“Boeing certified the 747-8 Intercontinental with the tail fuel tanks locked out because during design review of flight test data…it was discovered that, under a certain regulatory-required structural failure scenario, the airplane can experience flutter events when the fuel tanks in the horizontal stabiliser are filled over 15% of their capacity,” said Boeing.
To comply with US Federal Aviation Administration regulations, Boeing will deactivate the tail fuel system to satisfy the requirement that no structural flutter be present in the airframe after any single failure condition.
“These conditions do not present themselves when the tanks are empty,” Boeing said of the structural failure evaluations, which were only found to occur if the aircraft’s wing-to-strut join fitting had failed.

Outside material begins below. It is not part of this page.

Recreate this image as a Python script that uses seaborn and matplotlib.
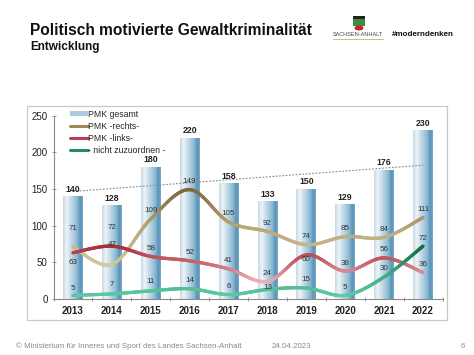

The “requirement for all key structural fittings…need to have a design tolerant of ‘any single failure’”, said Boeing. “We’re actively working on ways to activate the fuel tanks for the long term.”
The lock-out will be achieved through the pulling of a circuit breaker and the physical disconnection and capping of fuel lines running to the horizontal stabilizers’ 3,300gal tanks.
The document listed the maximum structural payload for the passenger configured model as 82.1t (181,000lb) and the pre-service bulletin for the 747-8F at 134t (295,200lb), which increased after April’s update to 139t (306,000lb).